Instantaneous Trip => Rule out mechanical causes 2

electricpete -
I concur that the worst case mechanical failure by definition is a locked rotor, which the motor is rated to withstand for a stated period of time. Any current in excess of the locked rotor value MUST be due to an electrical fault condition.
Was there any evidence of such a fault? What about a relay oscillogram - any info from that quarter? (Perhaps you could post an oscillogram as you did for your previous motor starting post)
Just a thought - you say that the instantaneous is set well above the locked rotor, but does the setting allow for full offset in the locked rotor current waveform?

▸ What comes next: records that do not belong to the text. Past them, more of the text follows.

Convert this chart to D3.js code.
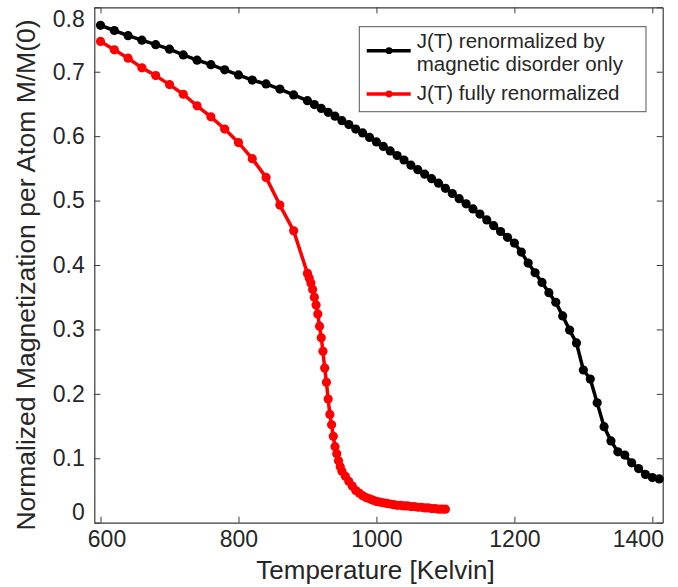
<!DOCTYPE html>
<html>
<head>
<meta charset="utf-8">
<script src="https://cdn.jsdelivr.net/npm/d3@7"></script>
<style>
  body { margin: 0; background: #fff; }
  text { font-family: "Liberation Sans", Arial, Helvetica, sans-serif; fill: #262626; }
</style>
</head>
<body>
<div class="chart"></div>
<script>
// Data
//= ================================
var blackTemps = [600, 620, 640, 660, 680, 700, 720, 740, 760, 780, 800, 820, 840, 860, 880,
  900, 910, 920, 930, 940, 950, 960, 970, 980, 990, 1000, 1010, 1020, 1030, 1040, 1050,
  1060, 1070, 1080, 1090, 1100, 1110, 1120, 1130, 1140, 1150, 1160, 1170, 1180, 1190, 1200,
  1210, 1220, 1230, 1240, 1250, 1260, 1270, 1280, 1290, 1300, 1310, 1320, 1330, 1340, 1350,
  1360, 1370, 1380, 1390, 1400, 1410];
var blackMag = [0.772, 0.764, 0.756, 0.749, 0.742, 0.735, 0.726, 0.718, 0.711, 0.703, 0.695, 0.687, 0.681, 0.673, 0.664,
  0.655, 0.649, 0.643, 0.637, 0.631, 0.624, 0.618, 0.611, 0.605, 0.598, 0.591, 0.584, 0.577, 0.570, 0.563, 0.555,
  0.548, 0.541, 0.534, 0.527, 0.519, 0.511, 0.503, 0.495, 0.487, 0.479, 0.470, 0.461, 0.452, 0.443, 0.434,
  0.420, 0.403, 0.388, 0.373, 0.357, 0.342, 0.321, 0.299, 0.279, 0.237, 0.223, 0.186, 0.149, 0.127, 0.110,
  0.105, 0.093, 0.084, 0.075, 0.070, 0.068];

var redTemps = [600, 620, 640, 660, 680, 700, 720, 740, 760, 780, 800, 820, 840, 860, 880,
  900, 902.5, 905, 907.5, 910, 912.5, 915, 917.5, 920, 922.5, 925, 927.5, 930, 932.5, 935,
  937.5, 940, 942.5, 945, 947.5, 950,
  955, 960, 965, 970, 975, 980, 985, 990, 995, 1000, 1005, 1010, 1015, 1020, 1025,
  1030, 1035, 1040, 1045, 1050, 1055, 1060, 1065, 1070, 1075, 1080, 1085, 1090, 1095, 1100];
var redMag = [0.747, 0.734, 0.721, 0.706, 0.694, 0.680, 0.665, 0.647, 0.630, 0.611, 0.590, 0.565, 0.536, 0.493, 0.453,
  0.387, 0.380, 0.372, 0.362, 0.350, 0.338, 0.324, 0.305, 0.287, 0.266, 0.240, 0.218, 0.192, 0.168, 0.152,
  0.134, 0.118, 0.107, 0.096, 0.087, 0.080,
  0.072, 0.064, 0.057, 0.050, 0.046, 0.042, 0.039, 0.037, 0.035, 0.033, 0.032, 0.031, 0.030, 0.029, 0.028,
  0.027, 0.027, 0.026, 0.026, 0.025, 0.025, 0.024, 0.024, 0.023, 0.023, 0.022, 0.022, 0.021, 0.021, 0.021];

var xTicks = [600, 800, 1000, 1200, 1400];
var yTicks = [0, 0.1, 0.2, 0.3, 0.4, 0.5, 0.6, 0.7, 0.8];
var yTickLabels = ["0", "0.1", "0.2", "0.3", "0.4", "0.5", "0.6", "0.7", "0.8"];

var seriesNames = ["J(T) renormalized by|magnetic disorder only", "J(T) fully renormalized"];
var seriesColors = ["#000000", "#ff0000"];

// Step 0: Set up the chart
//= ================================
var svgWidth = 678;
var svgHeight = 587;
var margin = { top: 7.3, right: 15.3, bottom: 64.3, left: 94.3 };
var width = svgWidth - margin.left - margin.right;
var height = svgHeight - margin.top - margin.bottom;

var svg = d3.select(".chart")
  .append("svg")
  .attr("width", svgWidth)
  .attr("height", svgHeight);

var chart = svg.append("g")
  .attr("transform", "translate(" + margin.left + "," + margin.top + ")");

var xLinearScale = d3.scaleLinear().domain([591, 1415]).range([0, width]);
var yLinearScale = d3.scaleLinear().domain([0, 0.8]).range([height, 0]);

// Axes (ticks pointing inward, box on)
var bottomAxis = d3.axisBottom(xLinearScale).tickValues(xTicks)
  .tickSizeInner(-6).tickSizeOuter(0).tickPadding(7.5).tickFormat(d3.format("d"));
var topAxis = d3.axisTop(xLinearScale).tickValues(xTicks)
  .tickSizeInner(-6).tickSizeOuter(0).tickFormat("");
var leftAxis = d3.axisLeft(yLinearScale).tickValues(yTicks)
  .tickSizeInner(-6).tickSizeOuter(0).tickPadding(9.5)
  .tickFormat(function(d, i) { return yTickLabels[i]; });
var rightAxis = d3.axisRight(yLinearScale).tickValues(yTicks)
  .tickSizeInner(-6).tickSizeOuter(0).tickFormat("");

var gx = chart.append("g").attr("class", "x-axis")
  .attr("transform", "translate(0," + height + ")").call(bottomAxis);
var gy = chart.append("g").attr("class", "y-axis").call(leftAxis);
chart.append("g").attr("transform", "translate(0,0)").call(topAxis);
chart.append("g").attr("transform", "translate(" + width + ",0)").call(rightAxis);

chart.selectAll(".domain").attr("stroke", "#3a3a3a").attr("stroke-width", 1.2);
chart.selectAll(".tick line").attr("stroke", "#3a3a3a").attr("stroke-width", 1);
chart.selectAll(".tick text").style("font-size", "23px").attr("fill", "#262626");

// edge labels are pulled inside the box in the original
gx.selectAll(".tick text").attr("dx", function(d) {
  if (d === 600) return 6;
  if (d === 1400) return -14.5;
  return 0;
});
gy.selectAll(".tick text").attr("transform", function(d) {
  if (d === 0) return "translate(0,-11)";
  if (d === 0.8) return "translate(0,12)";
  return null;
});

// Curves
var line = d3.line()
  .x(function(d) { return xLinearScale(d.t); })
  .y(function(d) { return yLinearScale(d.m); });

var series = [
  { name: seriesNames[0], color: seriesColors[0], data: blackTemps.map(function(t, i) { return { t: t, m: blackMag[i] }; }) },
  { name: seriesNames[1], color: seriesColors[1], data: redTemps.map(function(t, i) { return { t: t, m: redMag[i] }; }) }
];

series.forEach(function(s) {
  chart.append("path")
    .datum(s.data)
    .attr("fill", "none")
    .attr("stroke", s.color)
    .attr("stroke-width", 3.5)
    .attr("stroke-linejoin", "round")
    .attr("d", line);

  chart.selectAll(null)
    .data(s.data)
    .enter()
    .append("circle")
    .attr("cx", function(d) { return xLinearScale(d.t); })
    .attr("cy", function(d) { return yLinearScale(d.m); })
    .attr("r", 4.6)
    .attr("fill", s.color);
});

// Axis labels
svg.append("text")
  .attr("x", margin.left + width / 2 - 3)
  .attr("y", 579)
  .attr("text-anchor", "middle")
  .style("font-size", "26px")
  .text("Temperature [Kelvin]");

svg.append("text")
  .attr("transform", "translate(35,275) rotate(-90)")
  .attr("text-anchor", "middle")
  .style("font-size", "26.5px")
  .text("Normalized Magnetization per Atom M/M(0)");

// Legend
var legend = svg.append("g").attr("class", "legend");
legend.append("rect")
  .attr("x", 359.3).attr("y", 26.7)
  .attr("width", 286.7).attr("height", 85)
  .attr("fill", "#fff")
  .attr("stroke", "#555")
  .attr("stroke-width", 1);

var legendRows = [
  { lineY: 50.7, textY: 47.5 },
  { lineY: 94, textY: 100 }
];

series.forEach(function(s, i) {
  var row = legendRows[i];
  legend.append("line")
    .attr("x1", 366.7).attr("x2", 410.7)
    .attr("y1", row.lineY).attr("y2", row.lineY)
    .attr("stroke", s.color).attr("stroke-width", 3.5);
  legend.append("circle")
    .attr("cx", 389).attr("cy", row.lineY).attr("r", 3.4)
    .attr("fill", s.color);
  // multi-line entries go in one text element
  var label = legend.append("text")
    .attr("x", 416.7)
    .attr("y", row.textY)
    .style("font-size", "20.5px");
  s.name.split("|").forEach(function(part, k) {
    label.append("tspan")
      .attr("x", 416.7)
      .attr("dy", k === 0 ? 0 : 23.5)
      .text(part);
  });
});
</script>
</body>
</html>
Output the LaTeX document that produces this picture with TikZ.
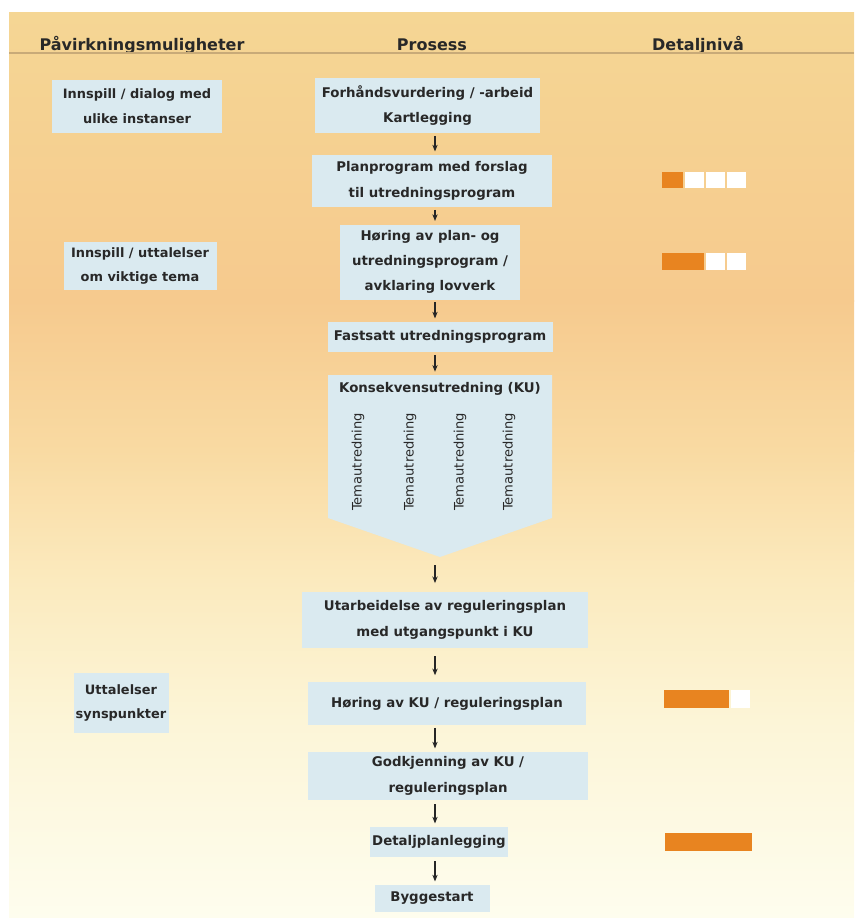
\documentclass[tikz,border=0pt]{standalone}
\usepackage{fontspec}
\setmainfont{DejaVu Sans}
\usetikzlibrary{arrows.meta}
\definecolor{bgA}{RGB}{245,214,148}
\definecolor{bgB}{RGB}{246,202,142}
\definecolor{bgC}{RGB}{249,218,162}
\definecolor{bgD}{RGB}{251,234,190}
\definecolor{bgE}{RGB}{252,245,215}
\definecolor{bgF}{RGB}{254,253,238}
\definecolor{boxblue}{RGB}{218,234,240}
\definecolor{txt}{RGB}{40,40,40}
\definecolor{lvl}{RGB}{232,132,32}
\definecolor{rule}{RGB}{200,170,120}
\begin{document}
\begin{tikzpicture}[x=0.75pt,y=-0.75pt,
  pbox/.style={fill=boxblue, text=txt, align=center, inner sep=0pt,
    font=\fontsize{10}{19}\selectfont\bfseries},
  lbox/.style={pbox, font=\fontsize{9.7}{18.5}\selectfont\bfseries},
  head/.style={text=txt, font=\fontsize{12}{14}\selectfont\bfseries},
  tema/.style={text=txt, rotate=90, font=\fontsize{9.8}{11}\selectfont},
  arr/.style={-{Stealth[length=5pt,width=4pt]}, line width=0.9pt, draw=black!85,
    shorten <=2pt, shorten >=2.5pt},
  orange/.style={fill=lvl},
  white/.style={fill=white}]
\useasboundingbox (0,0) rectangle (854,918);
\fill[white] (0,0) rectangle (854,918);
% background gradient
\shade[top color=bgA, bottom color=bgB] (9,12) rectangle (854,301);
\shade[top color=bgB, bottom color=bgC] (9,300) rectangle (854,451);
\shade[top color=bgC, bottom color=bgD] (9,450) rectangle (854,581);
\shade[top color=bgD, bottom color=bgE] (9,580) rectangle (854,721);
\shade[top color=bgE, bottom color=bgF] (9,720) rectangle (854,918);
% header
\node[head] (h1) at (142,45) {Påvirkningsmuligheter};
\node[head] (h2) at (432,45) {Prosess};
\node[head] (h3) at (698,45) {Detaljnivå};
\coordinate (rl) at (9,53);
\coordinate (rr) at (854,53);
\draw[rule, line width=0.8pt] (rl) -- (rr);
% left column
\node[lbox, minimum width=127.5pt, minimum height=39.75pt] (L1) at (137,106) {Innspill / dialog med\\ulike instanser};
\node[lbox, minimum width=114.75pt, minimum height=36pt] (L2) at (140,266) {Innspill / uttalelser\\om viktige tema};
\node[lbox, minimum width=71.25pt, minimum height=45pt] (L3) at (121,703) {Uttalelser\\synspunkter};
% process column
\node[pbox, minimum width=168.75pt, minimum height=41.25pt] (A) at (427.5,105.5) {Forhåndsvurdering / -arbeid\\Kartlegging};
\node[pbox, minimum width=180pt, minimum height=39pt] (B) at (432,181) {Planprogram med forslag\\til utredningsprogram};
\node[pbox, minimum width=135pt, minimum height=56.25pt] (C) at (430,262) {Høring av plan- og\\utredningsprogram /\\avklaring lovverk};
\node[pbox, minimum width=168.75pt, minimum height=22.5pt] (D) at (440,337) {Fastsatt utredningsprogram};
\fill[boxblue] (328,375) -- (552,375) -- (552,518) -- (440,557) -- (328,518) -- cycle;
\coordinate (KUtop) at (440,375);
\coordinate (KUtip) at (440,557);
\node[pbox, fill=none] (KU) at (440,389) {Konsekvensutredning (KU)};
\node[tema] (T1) at (358,462) {Temautredning};
\node[tema] (T2) at (410,462) {Temautredning};
\node[tema] (T3) at (460,462) {Temautredning};
\node[tema] (T4) at (509,462) {Temautredning};
\node[pbox, minimum width=214.5pt, minimum height=42pt] (F) at (445,620) {Utarbeidelse av reguleringsplan\\med utgangspunkt i KU};
\node[pbox, minimum width=208pt, minimum height=32pt] (G) at (447,703.5) {Høring av KU / reguleringsplan};
\node[pbox, minimum width=210pt, minimum height=36pt] (H) at (448,776) {Godkjenning av KU /\\reguleringsplan};
\node[pbox, minimum width=103.5pt, minimum height=22.5pt] (I) at (439,842) {Detaljplanlegging};
\node[pbox, minimum width=86.25pt, minimum height=20.25pt] (J) at (432,898.5) {Byggestart};
% arrows
\coordinate (ax) at (435,0);
\draw[arr] (A.south -| ax) -- (B.north -| ax);
\draw[arr] (B.south -| ax) -- (C.north -| ax);
\draw[arr] (C.south -| ax) -- (D.north -| ax);
\draw[arr] (D.south -| ax) -- (KUtop -| ax);
\draw[arr, shorten <=6pt, shorten >=6.5pt] (KUtip -| ax) -- (F.north -| ax);
\draw[arr, shorten <=6pt, shorten >=5pt] (F.south -| ax) -- (G.north -| ax);
\draw[arr] (G.south -| ax) -- (H.north -| ax);
\draw[arr, shorten <=3pt] (H.south -| ax) -- (I.north -| ax);
\draw[arr, shorten <=3pt] (I.south -| ax) -- (J.north -| ax);
% detail level bars
\path[orange] (662,172) rectangle (683,188);
\path[white] (685,172) rectangle (704,188);
\path[white] (706,172) rectangle (725,188);
\path[white] (727,172) rectangle (746,188);
\path[orange] (662,253) rectangle (704,270);
\path[white] (706,253) rectangle (725,270);
\path[white] (727,253) rectangle (746,270);
\path[orange] (664,690) rectangle (729,708);
\path[white] (731,690) rectangle (750,708);
\path[orange] (665,833) rectangle (752,851);
\end{tikzpicture}
\end{document}
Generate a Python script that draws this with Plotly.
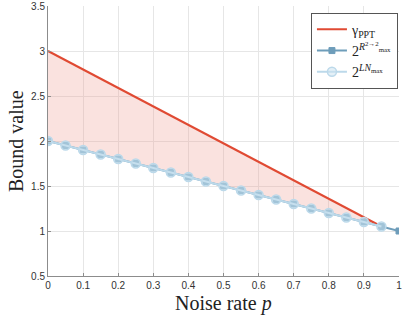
import plotly.graph_objects as go

p_all = [0, 0.05, 0.1, 0.15, 0.2, 0.25, 0.3, 0.35, 0.4, 0.45, 0.5,
         0.55, 0.6, 0.65, 0.7, 0.75, 0.8, 0.85, 0.9, 0.95, 1.0]
r_vals = [2.0, 1.95, 1.9, 1.85, 1.8, 1.75, 1.7, 1.65, 1.6, 1.55, 1.5,
          1.45, 1.4, 1.35, 1.3, 1.25, 1.2, 1.15, 1.1, 1.05, 1.0]
p_ln = p_all[:20]
ln_vals = r_vals[:20]
p_ppt = [0, 0.95]
ppt_vals = [3.0, 1.05]
x_ticks = [0, 0.1, 0.2, 0.3, 0.4, 0.5, 0.6, 0.7, 0.8, 0.9, 1]
x_ticklabels = ["0", "0.1", "0.2", "0.3", "0.4", "0.5", "0.6", "0.7", "0.8", "0.9", "1"]
y_ticks = [0.5, 1, 1.5, 2, 2.5, 3, 3.5]
y_ticklabels = ["0.5", "1", "1.5", "2", "2.5", "3", "3.5"]

red = "#E04A33"
dark = "#6E9DBA"
light = "#BCD9EA"

W, H = 407, 319
ML, MR, MT, MB = 48, 8, 6, 43

fig = go.Figure()
fig.add_trace(go.Scatter(x=p_ln, y=ln_vals, mode="lines", line=dict(width=0),
                         showlegend=False, hoverinfo="skip"))
fig.add_trace(go.Scatter(x=p_ppt, y=ppt_vals, mode="lines", line=dict(width=0),
                         fill="tonexty", fillcolor="rgba(240,160,150,0.30)",
                         showlegend=False, hoverinfo="skip"))
fig.add_trace(go.Scatter(x=p_ppt, y=ppt_vals, mode="lines",
                         line=dict(color=red, width=2),
                         name="γ<sub>PPT</sub>"))
fig.add_trace(go.Scatter(x=p_all, y=r_vals, mode="lines+markers",
                         line=dict(color=dark, width=2),
                         marker=dict(symbol="square", size=6, color=dark,
                                     line=dict(color=dark, width=1)),
                         name="2<sup><i>R</i><sup>2→2</sup><sub>max</sub></sup>"))
fig.add_trace(go.Scatter(x=p_ln, y=ln_vals, mode="lines+markers",
                         line=dict(color=light, width=2),
                         marker=dict(symbol="circle", size=9, color="rgba(205,227,240,0.55)",
                                     line=dict(color=light, width=1.5)),
                         name="2<sup><i>LN</i><sub>max</sub></sup>"))

axis_common = dict(showgrid=True, gridcolor="#E6E6E6", gridwidth=1,
                   showline=True, linecolor="#8C8C8C", linewidth=1,
                   ticks="inside", ticklen=3, tickcolor="#8C8C8C",
                   tickfont=dict(family="Liberation Sans", size=10, color="#333333"),
                   zeroline=False, mirror=False, automargin=False)
fig.update_xaxes(range=[0, 1], tickvals=x_ticks, ticktext=x_ticklabels, **axis_common)
fig.update_yaxes(range=[0.5, 3.5], tickvals=y_ticks, ticktext=y_ticklabels, **axis_common)

fig.add_annotation(text="Noise rate <i>p</i>", xref="paper", yref="paper",
                   x=0.5, y=-(303 - (H - MB)) / (H - MT - MB), xanchor="center", yanchor="middle",
                   showarrow=False, font=dict(family="Liberation Serif", size=20, color="#222"))
fig.add_annotation(text="Bound value", xref="paper", yref="paper",
                   x=-(ML - 16) / (W - ML - MR), y=0.5, xanchor="center", yanchor="middle",
                   textangle=-90, showarrow=False,
                   font=dict(family="Liberation Serif", size=20, color="#222"))

fig.update_layout(width=W, height=H,
                  margin=dict(l=ML, r=MR, t=MT, b=MB, autoexpand=False),
                  plot_bgcolor="white", paper_bgcolor="white",
                  legend=dict(x=0.997, y=0.975, xanchor="right", yanchor="top",
                              traceorder="normal",
                              bgcolor="white", bordercolor="#555555", borderwidth=1,
                              font=dict(family="Liberation Serif", size=14, color="#222"),
                              tracegroupgap=0, itemwidth=30))
fig.write_html("out.html", config={"displayModeBar": False},
               post_script="document.body.style.margin='0';document.body.style.padding='0';")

peterb good discussion - In this case the instantaneous function is set for 1.4*LRA. But it's an electronic relay which incoporates an inverse characteristic for the instantaneous element (sound like a contradiction but it's not) for times less than about 0.1 sec. The intent of that inverse characteristic is to mimic the shape of ac plus decaying offset so that the instantaneous "asymptote" can be set closer to LRA. Manufacturer literature originally recommended setting at 1.1*LRA... we went to 1.4LRA for extra margin against spurious trips. Our total peak current including dc offset is higher than the asymptote of the instantaneous trip but well within the curve published by the manufacturer. This makes me a little skeptical because we test only the asymptote portion of the instantaneous feature... too difficult to test the inverse portion. So in order to prevent tripping, we are "relying" on a portion of the curve that we don't test. Mfr now is hedging a little bit... suggests that we should bump our setpoint if we're seeing trips. This is first trip in 10 yrs among 6 similar motors started approx once per month. There are a number of reasons to expect possible variability in instantaneous performance.
These would include phase closing angle, motor residual magnetism (although I've never heard of this as a factor except possibly after dc testing).

Motor, relay, cables, everything checked fine (only abnormal thing was mechancial system lineup). Relay was double-checked by vendor.

The only things that were slightly different during this particular start was the ac power supply lineup and the mechanical fluid system lineup (which I believe to be irrelevant as discussed).

Regarding the power supply lineup:
#1 - Voltage was in fact being monitored and was lower than normal (should reduce starting current).
#2 - with equipment powered from different sources we might possibly expect somewhat different R/X ratio (dc decay) depending on the source?

Suggestion: When it comes to a peculiar situation like this, one should not rule out the relay or protective device malfunction, unless one is biased in favor of motors.

jbartsos - relays tested ok when tested both on-site and by the vendor. (see 2nd paragraph 8/21 post). That is to say the instantaneous element picked up when a current slightly greater than the asymptote was applied.

It is one of those non-reproducible things that makes you rack your brains. The oscillographs posted on the other thread are of this exact motor, on a subsequent test start (started normally). Unfortunately, there was no permanently-mounted oscillography (or digital relays) to capture this one-time event.

It is of significance because the sole purpose of this pump is to auto-start in order to fulfill it's plant safety-function. If it trips during start, it fails when needed most.

electricpete -
Based on your experience here & the criticality of the application, I would strongly suggest that you increase the instantaneous setting to 1.7x locked rotor. What you gain in terms of certainty of successful starting will far outweigh the increase in clearing time for actual faults. Also, installation of a microprocessor relay could be considered - if the cost is justifiable on the basis of security of operation and information available.

Of course, you need to look carefully at the effect on coordination with upstream relays. Confirm that the motor cable is still adequately protected with the higher setting (this should not be a real concern, but needs to be checked).

Thanks peterb. You give me confidence that I have assessed the situation correctly. First on the mechanical effects, now on the setpoint change. I have recommended a setpoint increase. There are still some folks that are skeptical of that recommendation and reluctant to proceed for various reasons. We're going to double-check a few facts and do one more motor check.

Interesting problem, electricpete, I hope you will keep us informed. My first thoughts are that the analysis here ruling out mechanical causes are quite logical. Ruling out the trip relay as a cause was a good step too. My second thoughts however, concern the instaneous trip and inverse time functions. Are you sure this curve is limited to less than 0.1 seconds? With the motor checking out ok, something is different here, and the only differences you have pointed out are the supply, and pump loading. If you were already on the edge of your locked rotor curve vs. trip settings for example, I would not be very confident that no mechanical loading problems could have put you over your trip curve for time periods in the tenths of seconds. I would not absolutely rule it out without monitoring the motor starting currents.

Suggestion: Please, would you provide more information about the motor control and power supply quality.